The New York State Department of Financial Services and the European Banking Authority have signed a memorandum of understanding on stablecoin supervision, establishing a formal framework for cross-border regulatory coordination between the two agencies.

NYDFS and EBA Sign Stablecoin Supervision Deal

What the NYDFS-EBA supervision deal covers

The NYDFS, which oversees financial services companies operating in New York, and the EBA, the EU’s banking regulator, formalized their cooperation through an MOU announced on June 1. The agreement focuses specifically on stablecoin supervision.

The memorandum establishes channels for information sharing and supervisory coordination between the two regulators. A joint announcement from the EBA confirmed the deal is designed to foster cooperation on oversight of stablecoin-related activity that spans both jurisdictions.

The arrangement is notable because it pairs a U.S. state-level regulator with a pan-European authority. NYDFS already supervises several major stablecoin issuers operating under New York trust charters, while the EBA holds supervisory responsibilities under the EU’s Markets in Crypto-Assets (MiCA) regulation.

Why cross-border stablecoin oversight is gaining urgency

Stablecoins operate across jurisdictions by design. A dollar-denominated stablecoin issued under a New York charter can circulate freely on European exchanges and DeFi protocols, creating supervisory gaps that no single regulator can close alone.

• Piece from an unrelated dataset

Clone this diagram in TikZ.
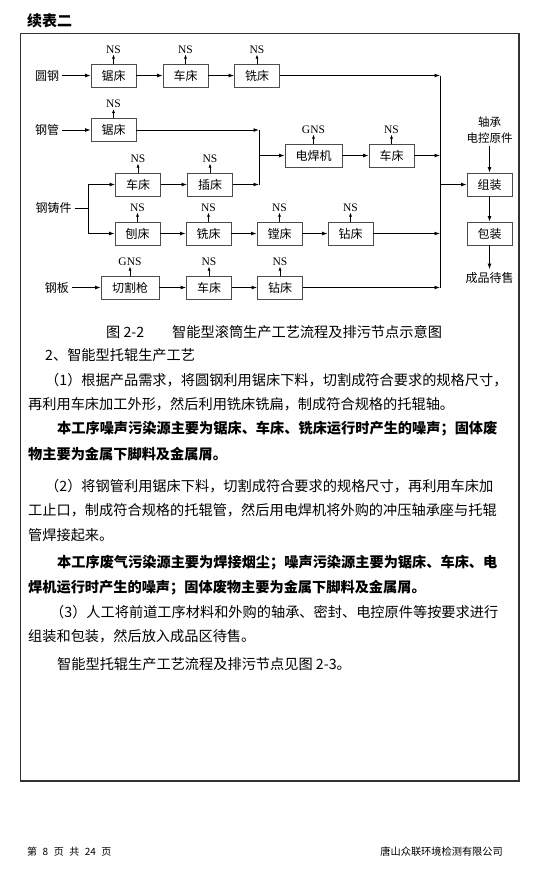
\documentclass[tikz,border=0pt]{standalone}
\usepackage{fontspec}
\setmainfont{Noto Sans CJK SC}
\newfontfamily\tnr{Liberation Serif}
\usetikzlibrary{arrows.meta,positioning}
\XeTeXlinebreaklocale "zh"
\XeTeXlinebreakskip=0pt plus 1pt
\newcommand\fillline{\parfillskip=0pt\relax}

\begin{document}
\begin{tikzpicture}[
  x=1pt,
  y=-1pt,
  box/.style={draw=black!70,line width=0.8pt,minimum width=45pt,
    minimum height=23pt,inner sep=2pt,font=\fontsize{12}{14}\selectfont},
  noise/.style={inner sep=1pt,font=\tnr\fontsize{11.5}{12}\selectfont},
  stock/.style={inner sep=3pt,font=\fontsize{12}{14}\selectfont},
  flow/.style={line width=0.8pt,-{Latex[length=5.5pt,width=3.8pt]}},
  rise/.style={line width=0.7pt,-{Latex[length=4pt,width=3pt]}},
  wire/.style={line width=0.8pt},
  body/.style={anchor=west,inner sep=0pt,font=\fontsize{14.2}{17}\selectfont},
  full/.style={body,text width=#1,align=justify},
  heavy/.style={font=\bfseries\fontsize{14.2}{17}\selectfont}
]
  \useasboundingbox (0,0) rectangle (545,879);

  % Heading and frame.
  \node[anchor=west,inner sep=0pt,font=\bfseries\fontsize{15}{16}\selectfont]
    (title) at (27,20.5) {续表二};
  \draw[black!80,line width=1.1pt] (20.5,33.5) rectangle (519,781);

  % Process boxes.
  \node[box] (sawA)   at (113.5,75.5)  {锯床};
  \node[box] (latheA) at (185.5,75.5)  {车床};
  \node[box] (millA)  at (257,75.5)    {铣床};
  \node[box] (sawB)   at (113.5,130)   {锯床};
  \node[box,minimum width=57pt] (weld) at (313.5,155.5) {电焊机};
  \node[box] (latheC) at (391.5,155.5) {车床};
  \node[box] (latheD) at (138,184.5)   {车床};
  \node[box] (slotD)  at (210,184.5)   {插床};
  \node[box] (planeE) at (137.5,233.5) {刨床};
  \node[box] (millE)  at (208.5,233.5) {铣床};
  \node[box] (boreE)  at (279.5,233.5) {镗床};
  \node[box] (drillE) at (350.5,233.5) {钻床};
  \node[box,minimum width=58pt] (cutF) at (130,287.5) {切割枪};
  \node[box] (latheF) at (209,287.5)   {车床};
  \node[box] (drillF) at (280,287.5)   {钻床};
  \node[box] (asm)    at (489.5,184.5) {组装};
  \node[box] (pack)   at (489.5,233.5) {包装};

  % Raw materials, bought parts and product.
  \node[stock] (round) at (47,75.5)  {圆钢};
  \node[stock] (tube)  at (47,130)   {钢管};
  \node[stock] (cast)  at (53.5,208) {钢铸件};
  \node[stock] (plate) at (57,287.5) {钢板};
  \node[stock,align=center,font=\fontsize{11.5}{16}\selectfont]
    (parts) at (489.5,130) {轴承\\电控原件};
  \node[stock] (sale) at (489.5,278) {成品待售};

  % Collecting lines.
  \coordinate (bus top)  at (440,75.5);
  \coordinate (bus bot)  at (440,287.5);
  \coordinate (join top) at (259,130);
  \coordinate (join bot) at (259,184.5);
  \coordinate (split)    at (88,208);
  \draw[wire] (bus top) -- (bus bot);
  \draw[wire] (join top) -- (join bot);
  \draw[wire] (cast) -- (split);
  \draw[wire] (split |- latheD) -- (split |- planeE);

  % Flow arrows.
  \foreach \a/\b in {round/sawA,sawA/latheA,latheA/millA,tube/sawB,
      weld/latheC,latheD/slotD,planeE/millE,millE/boreE,boreE/drillE,
      plate/cutF,cutF/latheF,latheF/drillF,parts/asm,asm/pack,pack/sale}
    \draw[flow] (\a) -- (\b);
  \foreach \a in {millA,latheC,drillE,drillF}
    \draw[flow] (\a) -- (\a -| bus top);
  \foreach \a in {sawB,slotD}
    \draw[flow] (\a) -- (\a -| join top);
  \draw[flow] (join top |- weld) -- (weld);
  \draw[flow] (bus top |- asm) -- (asm);
  \draw[flow] (split |- latheD) -- (latheD);
  \draw[flow] (split |- planeE) -- (planeE);

  % Emission labels.
  \foreach \b/\lab in {sawA/NS,latheA/NS,millA/NS,sawB/NS,weld/GNS,
      latheC/NS,latheD/NS,slotD/NS,planeE/NS,millE/NS,boreE/NS,
      drillE/NS,cutF/GNS,latheF/NS,drillF/NS}
    {
      \node[noise,above=9pt of \b] (\b-out) {\lab};
      \draw[rise] (\b) -- (\b-out);
    }

  % Caption and text.
  \node[body] (capno)  at (106,332) {图 2-2};
  \node[body] (captxt) at (172,332) {智能型滚筒生产工艺流程及排污节点示意图};
  \node[body] (sec) at (45,355) {2、智能型托辊生产工艺};
  \node[full=467pt] (p1a) at (45,380)
    {\fillline（1）根据产品需求，将圆钢利用锯床下料，切割成符合要求的规格尺寸，};
  \node[body] (p1b) at (28,404)
    {再利用车床加工外形，然后利用铣床铣扁，制成符合规格的托辊轴。};
  \node[full=455pt,heavy] (n1a) at (57,429)
    {\fillline 本工序噪声污染源主要为锯床、车床、铣床运行时产生的噪声；固体废};
  \node[body,heavy] (n1b) at (28,454)
    {物主要为金属下脚料及金属屑。};
  \node[full=467pt] (p2a) at (45,486)
    {\fillline（2）将钢管利用锯床下料，切割成符合要求的规格尺寸，再利用车床加};
  \node[full=484pt] (p2b) at (28,510)
    {\fillline 工止口，制成符合规格的托辊管，然后用电焊机将外购的冲压轴承座与托辊};
  \node[body] (p2c) at (28,535) {管焊接起来。};
  \node[full=455pt,heavy] (n2a) at (57,563)
    {\fillline 本工序废气污染源主要为焊接烟尘；噪声污染源主要为锯床、车床、电};
  \node[body,heavy] (n2b) at (28,588)
    {焊机运行时产生的噪声；固体废物主要为金属下脚料及金属屑。};
  \node[full=462pt] (p3a) at (50,612)
    {\fillline（3）人工将前道工序材料和外购的轴承、密封、电控原件等按要求进行};
  \node[body] (p3b) at (28,636) {组装和包装，然后放入成品区待售。};
  \node[body] (ref) at (57,664) {智能型托辊生产工艺流程及排污节点见图 2-3。};

  % Footer.
  \node[anchor=west,inner sep=0pt,font=\fontsize{10}{12}\selectfont]
    (pageno) at (27,852)
    {第\hspace{5.5pt}8\hspace{5.5pt}页\hspace{5.5pt}共\hspace{5.5pt}24\hspace{5.5pt}页};
  \node[anchor=east,inner sep=0pt,font=\fontsize{10.2}{12}\selectfont]
    (firm) at (503,852) {唐山众联环境检测有限公司};
\end{tikzpicture}
\end{document}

The MOU arrives as both the U.S. and EU are actively tightening stablecoin rules. In the U.S., the CLARITY Act recently advanced through committee as part of broader federal stablecoin legislation efforts. In Europe, MiCA’s stablecoin provisions are already in force, requiring issuers to hold adequate reserves and obtain authorization.

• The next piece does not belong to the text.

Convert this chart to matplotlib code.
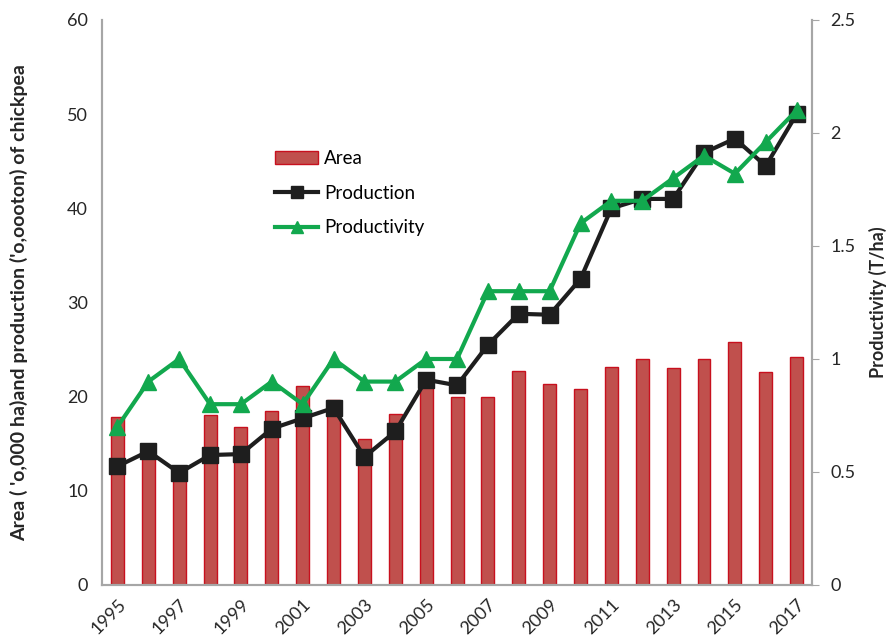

A formal cooperation deal between NYDFS and EBA signals that regulators see siloed national oversight as insufficient for assets that move globally in seconds. The agreement could allow both agencies to share examination findings, flag risks in reserve management, and coordinate responses to issuers operating in both markets.

What this could mean for issuers and the crypto sector

Stablecoin issuers with operations touching both New York and the EU are the most directly affected. When regulators formalize working relationships, compliance expectations tend to become more visible and more consistent across borders.

Issuers may face coordinated scrutiny on reserve disclosures, redemption mechanisms, and risk management practices. Companies that issue stablecoins under a New York trust charter while also seeking MiCA compliance operate in exactly the overlapping jurisdiction this MOU targets.

The agreement does not change existing law in either jurisdiction. It is a cooperation framework, not new regulation. But it does signal that both NYDFS and the EBA view stablecoin oversight as a shared priority requiring active coordination rather than parallel, disconnected efforts.

For the broader crypto sector, the deal reinforces a pattern of regulators building international bridges on digital asset oversight. Institutional participants, including firms that are accumulating significant Bitcoin treasury positions, will be watching whether tighter stablecoin coordination affects the infrastructure they rely on for settlement and liquidity.

Meanwhile, episodes of sudden market volatility and large-scale liquidations have highlighted how stablecoin reliability underpins confidence across the entire digital asset ecosystem. Whether these coordination mechanisms lead to more aligned rules or simply more efficient enforcement will depend on how actively both agencies use the channels they have now established.

Disclaimer: This article is for informational purposes only and does not constitute financial or investment advice. Cryptocurrency and digital asset markets carry significant risk. Always do your own research before making decisions.